Print, exactly and with both ends included, the lines below that run from the one containing "Clone this diagram in TikZ." to the one containing "(trans) [bloco] at". Pictures are omitted.

Extracted information:
[start]

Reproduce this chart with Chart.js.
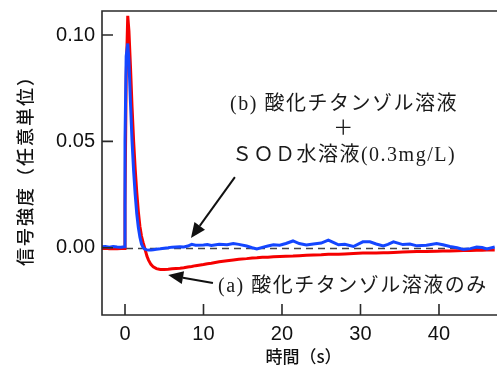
<!DOCTYPE html>
<html><head><meta charset="utf-8">
<script src="https://cdn.jsdelivr.net/npm/chart.js@4/dist/chart.umd.min.js"></script>
<style>html,body{margin:0;padding:0;background:#fff;overflow:hidden}</style>
</head><body>
<canvas id="c" width="497" height="367"></canvas>
<script>
// ---- data ----
const timeS = [-3,-2.5,-2,-1.5,-1,-0.5,-0.1,0.0,0.15,0.35,0.5,0.7,0.9,1.1,1.3,1.5,1.7,1.9,2.1,2.3,2.5,2.8,3.0,3.3,3.6,4.0,4.5,5,5.5,6,7,7.5,8,8.5,9,10,10.5,11,12,13,13.8,14.5,15.5,16.2,16.8,17.5,18.2,18.9,19.7,20.5,21.4,22.2,23.1,24,25,25.9,26.6,27.2,28,29.1,30.3,31.2,32,32.9,33.5,34.2,35.4,36.3,37.2,38.4,39.7,40.5,41.4,42.3,43.1,44,44.8,45.5,46.1,47.1];
// (b) titanium oxide sol + SOD (blue)
const signalB = [0.0004,0.0006,0.0003,0.0006,0.0004,0.0003,0.0005,0.05,0.09,0.096,0.088,0.068,0.05,0.036,0.025,0.016,0.0095,0.005,0.0018,0.0002,-0.0006,-0.001,-0.0011,-0.0011,-0.0009,-0.0007,-0.0005,-0.0002,0.0,0.0003,0.0005,0.0004,0.0008,0.0016,0.0012,0.0013,0.0015,0.0011,0.0016,0.0014,0.002,0.0016,0.0008,0.0,-0.0006,0.0002,0.0008,0.0014,0.0012,0.002,0.0032,0.002,0.0013,0.0018,0.0022,0.0036,0.0024,0.0014,0.0016,0.0006,0.0028,0.0028,0.0018,0.0009,0.0016,0.0028,0.0015,0.0018,0.0009,0.0012,0.002,0.0014,0.0006,0.0,-0.0008,-0.0004,0.0003,0.0001,-0.0005,0.0004];
// (a) titanium oxide sol only (red)
const signalA = [-0.0003,-0.0002,-0.0004,-0.0003,-0.0004,-0.0003,-0.0003,0.02,0.08,0.109,0.102,0.085,0.066,0.05,0.037,0.026,0.017,0.010,0.0055,0.0025,0.0,-0.004,-0.0058,-0.0078,-0.009,-0.0098,-0.0102,-0.0102,-0.0101,-0.0099,-0.0096,-0.0094,-0.009,-0.0088,-0.0084,-0.0079,-0.0075,-0.0073,-0.0066,-0.0061,-0.0057,-0.0054,-0.0051,-0.0048,-0.0047,-0.0045,-0.0044,-0.0042,-0.0041,-0.004,-0.0039,-0.0037,-0.0035,-0.0034,-0.0033,-0.0031,-0.003,-0.003,-0.0029,-0.0027,-0.0025,-0.0025,-0.0024,-0.0023,-0.0023,-0.0022,-0.002,-0.0019,-0.0018,-0.0017,-0.0016,-0.0015,-0.0015,-0.0014,-0.0013,-0.0013,-0.0012,-0.0012,-0.0011,-0.0011];
const xTicks = [0,10,20,30,40];
const yTicks = [0,0.05,0.10];
const xTitle = '時間（s）';
const yTitle = '信号強度（任意単位）';
const labelB = ['(b) 酸化チタンゾル溶液','＋','ＳＯＤ水溶液(0.3mg/L)'];
const labelA = '(a) 酸化チタンゾル溶液のみ';

const FRAME = '#2a2a2a';

function arrow(ctx, x1, y1, x2, y2){
  const a = Math.atan2(y2-y1, x2-x1), L = 15, W = 6.5;
  const bx = x2 - L*Math.cos(a), by = y2 - L*Math.sin(a);
  ctx.beginPath(); ctx.moveTo(x1,y1); ctx.lineTo(bx,by); ctx.stroke();
  ctx.beginPath();
  ctx.moveTo(x2,y2);
  ctx.lineTo(bx + W*Math.sin(a), by - W*Math.cos(a));
  ctx.lineTo(bx - W*Math.sin(a), by + W*Math.cos(a));
  ctx.closePath(); ctx.fill();
}

const deco = {
  id:'deco',
  beforeDatasetsDraw(chart){
    const {ctx, chartArea:a, scales:{y}} = chart;
    ctx.save();
    ctx.strokeStyle = '#444'; ctx.lineWidth = 1.5; ctx.setLineDash([7,5]);
    const y0 = Math.round(y.getPixelForValue(0))+0.5;
    ctx.beginPath(); ctx.moveTo(a.left, y0); ctx.lineTo(a.right, y0); ctx.stroke();
    ctx.restore();
  },
  afterDraw(chart){
    const {ctx, chartArea:a, scales:{x,y}} = chart;
    ctx.save();
    ctx.strokeStyle = FRAME; ctx.lineWidth = 1.6;
    ctx.beginPath();
    ctx.moveTo(a.right+2, a.top); ctx.lineTo(a.left, a.top); ctx.lineTo(a.left, a.bottom); ctx.lineTo(a.right+2, a.bottom);
    ctx.stroke();
    // inward ticks
    ctx.beginPath();
    yTicks.forEach(v=>{const p=y.getPixelForValue(v); ctx.moveTo(a.left,p); ctx.lineTo(a.left+11,p);});
    xTicks.forEach(v=>{const p=x.getPixelForValue(v); ctx.moveTo(p,a.bottom); ctx.lineTo(p,a.bottom-11);});
    ctx.stroke();
    // axis titles
    ctx.fillStyle = '#111';
    ctx.font = '500 17px "Noto Sans CJK JP"';
    ctx.textAlign = 'center'; ctx.textBaseline = 'middle';
    ctx.fillText(xTitle, (a.left+a.right)/2 + 4, 357);
    ctx.save();
    ctx.translate(25, (a.top+a.bottom)/2 + 3);
    ctx.rotate(-Math.PI/2);
    ctx.font = '500 18px "Noto Sans CJK JP"';
    ctx.letterSpacing = '2px';
    ctx.fillText(yTitle, 0, 0);
    ctx.restore();
    // annotations
    ctx.font = '20px "Liberation Serif", "Noto Sans CJK JP"';
    ctx.letterSpacing = '1.5px';
    ctx.fillStyle = '#1a1a1a';
    const bx = x.getPixelForValue(27.9);
    ctx.fillText(labelB[0], bx, y.getPixelForValue(0.0671));
    ctx.fillText(labelB[1], bx, y.getPixelForValue(0.0553));
    ctx.fillText(labelB[2], bx, y.getPixelForValue(0.0431));
    ctx.textAlign = 'left';
    ctx.fillText(labelA, x.getPixelForValue(11.85), y.getPixelForValue(-0.0185));
    ctx.letterSpacing = '0px';
    ctx.strokeStyle = '#111'; ctx.fillStyle = '#111'; ctx.lineWidth = 2;
    arrow(ctx, x.getPixelForValue(14.0), y.getPixelForValue(0.0332), x.getPixelForValue(8.4), y.getPixelForValue(0.0046));
    arrow(ctx, x.getPixelForValue(11.2), y.getPixelForValue(-0.0166), x.getPixelForValue(5.5), y.getPixelForValue(-0.0128));
    ctx.restore();
  }
};

const tickFont = {family:'"Liberation Sans", Arial, sans-serif', size:20};
new Chart(document.getElementById('c'), {
  type:'line',
  data:{datasets:[
    {label:'(b)', data: timeS.map((t,i)=>({x:t,y:signalB[i]})), borderColor:'#1446ff', borderWidth:3, pointRadius:0, tension:0, fill:false},
    {label:'(a)', data: timeS.map((t,i)=>({x:t,y:signalA[i]})), borderColor:'#f50000', borderWidth:3, pointRadius:0, tension:0, fill:false}
  ]},
  options:{
    responsive:false, animation:false, devicePixelRatio:1,
    layout:{padding:{left:0,top:11,right:0,bottom:0}},
    plugins:{legend:{display:false}, tooltip:{enabled:false}},
    scales:{
      x:{type:'linear', min:-2.93, max:47.39,
         grid:{display:false, drawTicks:false}, border:{display:false},
         afterBuildTicks:s=>{s.ticks = xTicks.map(v=>({value:v}));},
         afterFit:s=>{s.height = 52; s.paddingLeft = 0; s.paddingRight = 0;},
         ticks:{font:tickFont, color:'#111', padding:7, maxRotation:0, autoSkip:false}},
      y:{type:'linear', min:-0.0316, max:0.1113,
         grid:{display:false, drawTicks:false}, border:{display:false},
         afterBuildTicks:s=>{s.ticks = yTicks.map(v=>({value:v}));},
         afterFit:s=>{s.width = 102; s.paddingTop = 0; s.paddingBottom = 0;},
         ticks:{font:tickFont, color:'#111', padding:7, callback:v=>Number(v).toFixed(2)}}
    }
  },
  plugins:[deco]
});
</script>
</body></html>
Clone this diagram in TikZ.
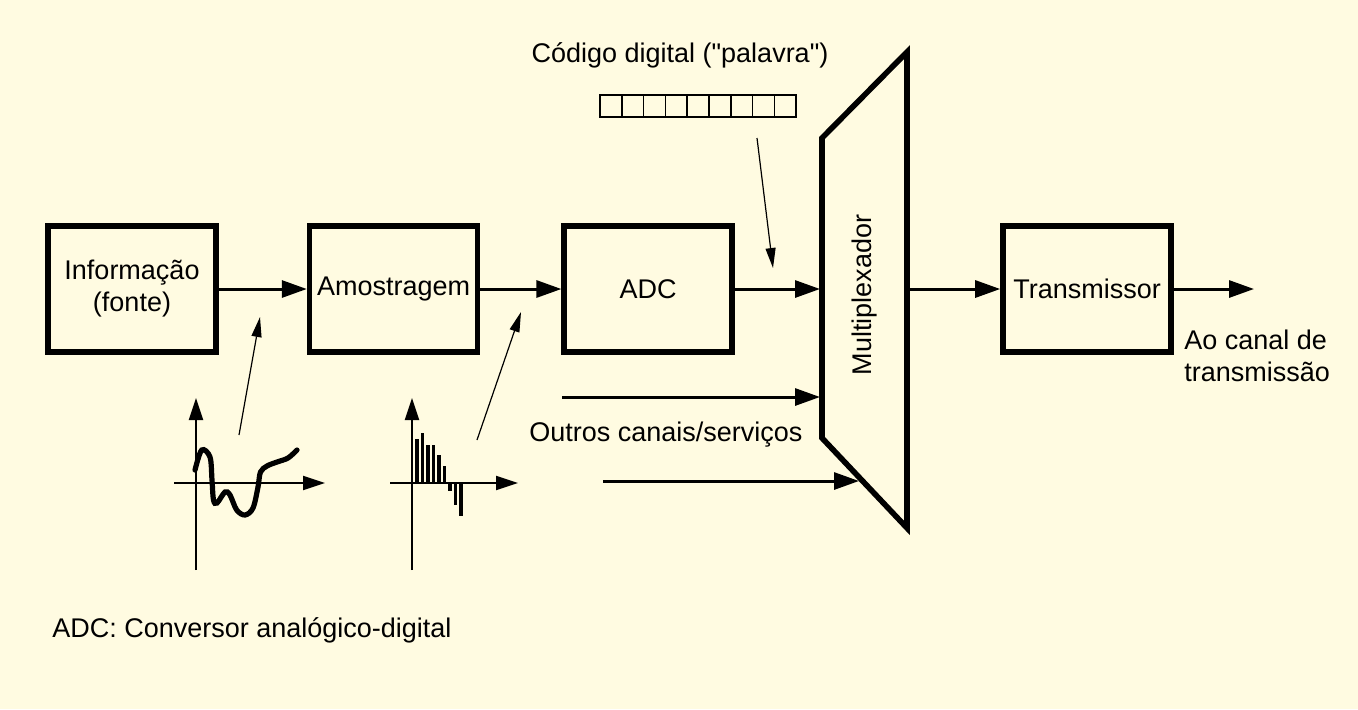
\documentclass[tikz,border=0pt]{standalone}
\usepackage{fontspec}
\setmainfont{Liberation Sans}
\newfontfamily\semmapa{Liberation Sans}
\usetikzlibrary{arrows.meta,positioning}
\definecolor{fundo}{HTML}{FFFBE1}

\begin{document}
\begin{tikzpicture}[
    x=0.5pt, y=-0.5pt,
    font=\fontsize{13.5}{16}\selectfont,
    node distance=44pt,
    bloco/.style={rectangle, draw=black, line width=2.8pt, minimum width=84pt, minimum height=63pt, text centered, align=center, inner sep=0pt},
    texto/.style={inner sep=0pt, align=left},
    seta/.style={line width=1.5pt, -{Triangle[length=12.5pt,width=8.5pt]}},
    setafina/.style={line width=0.6pt, -{Triangle[length=10pt,width=5pt]}},
    eixo/.style={line width=1pt, -{Triangle[length=11pt,width=7pt]}},
    amostra/.style={line width=1.6pt}
]

% fundo
\fill[fundo] (0,0) rectangle (1358,709);
\useasboundingbox (0,0) rectangle (1358,709);

% blocos
\node (info) [bloco] at (132,289) {Informação\\(fonte)};
\node (amos) [bloco, right=44pt of info] {Amostragem};
\node (adc) [bloco, right=40.5pt of amos] {ADC};
\node (trans) [bloco] at (1087,289) {Transmissor};

% multiplexador
\draw[line width=2.8pt, line join=miter] (822,138) -- (907,52) -- (907,528) -- (822,438) -- cycle;
\node (mux) [rotate=90, inner sep=0pt] at (865,295) {Multiplexador};
\coordinate (mux-e1) at (820,289);
\coordinate (mux-e2) at (820,397);
\coordinate (mux-e3) at (859,481);
\coordinate (mux-s) at (908,289);

% palavra digital
\node (codigo) [texto, font=\fontsize{13.5}{16}\semmapa] at (680,55) {Código digital ("palavra")};
\node (palavra) [draw, line width=0.8pt, minimum width=98pt, minimum height=11pt, inner sep=0pt] at (698,106) {};
\foreach \i in {1,...,8}
    \draw[line width=0.8pt] (600+21.8*\i,95) -- (600+21.8*\i,117);
\coordinate (palavra-a) at (757,138);
\coordinate (palavra-b) at (773,268);

% outros canais
\coordinate (outro1) at (562,397);
\coordinate (outro2) at (603,481);
\node (outros) [texto, anchor=west] at (529,435) {Outros canais/serviços};

% saida
\coordinate (canal) at (1254,289);
\node (saida) [texto, anchor=west] at (1184,356) {Ao canal de\\transmissão};

% sinal analogico
\draw[eixo] (196,570) -- (196,398);
\draw[eixo] (174,483) -- (325,483);
\draw[line width=2.6pt, line cap=round] plot[smooth, tension=0.55] coordinates {(195,470) (201.7,450) (210,457) (212,480) (213.5,500) (217,503) (225,492) (230,495) (236.7,510) (245,515) (253,508) (258,487) (260.5,472) (267,466) (277,462) (288,458) (297,450)};
\coordinate (sinal) at (239,435);
\coordinate (sinal-b) at (260,317);

% sinal amostrado
\draw[eixo] (412,570) -- (412,398);
\draw[eixo] (390,483) -- (518,483);
\foreach \x/\y in {417/439, 422.5/433, 428/445, 433.5/445, 439/455, 444.5/466, 450/491, 455.5/505, 461/516}
    \draw[amostra] (\x,483) -- (\x,\y);
\coordinate (amostras) at (477,440);
\coordinate (amostras-b) at (521,312);

% legenda
\node (legenda) [texto, anchor=west] at (52,630) {ADC: Conversor analógico-digital};

% setas
\draw[seta] (info) -- (amos);
\draw[seta] (amos) -- (adc);
\draw[seta] (adc) -- (mux-e1);
\draw[seta] (mux-s) -- (trans);
\draw[seta] (trans) -- (canal);
\draw[seta] (outro1) -- (mux-e2);
\draw[seta] (outro2) -- (mux-e3);
\draw[setafina] (palavra-a) -- (palavra-b);
\draw[setafina] (sinal) -- (sinal-b);
\draw[setafina] (amostras) -- (amostras-b);

\end{tikzpicture}
\end{document}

[end]

Completed task:
Clone this diagram in TikZ.
\documentclass[tikz,border=0pt]{standalone}
\usepackage{fontspec}
\setmainfont{Liberation Sans}
\newfontfamily\semmapa{Liberation Sans}
\usetikzlibrary{arrows.meta,positioning}
\definecolor{fundo}{HTML}{FFFBE1}

\begin{document}
\begin{tikzpicture}[
    x=0.5pt, y=-0.5pt,
    font=\fontsize{13.5}{16}\selectfont,
    node distance=44pt,
    bloco/.style={rectangle, draw=black, line width=2.8pt, minimum width=84pt, minimum height=63pt, text centered, align=center, inner sep=0pt},
    texto/.style={inner sep=0pt, align=left},
    seta/.style={line width=1.5pt, -{Triangle[length=12.5pt,width=8.5pt]}},
    setafina/.style={line width=0.6pt, -{Triangle[length=10pt,width=5pt]}},
    eixo/.style={line width=1pt, -{Triangle[length=11pt,width=7pt]}},
    amostra/.style={line width=1.6pt}
]

% fundo
\fill[fundo] (0,0) rectangle (1358,709);
\useasboundingbox (0,0) rectangle (1358,709);

% blocos
\node (info) [bloco] at (132,289) {Informação\\(fonte)};
\node (amos) [bloco, right=44pt of info] {Amostragem};
\node (adc) [bloco, right=40.5pt of amos] {ADC};
\node (trans) [bloco] at (1087,289) {Transmissor};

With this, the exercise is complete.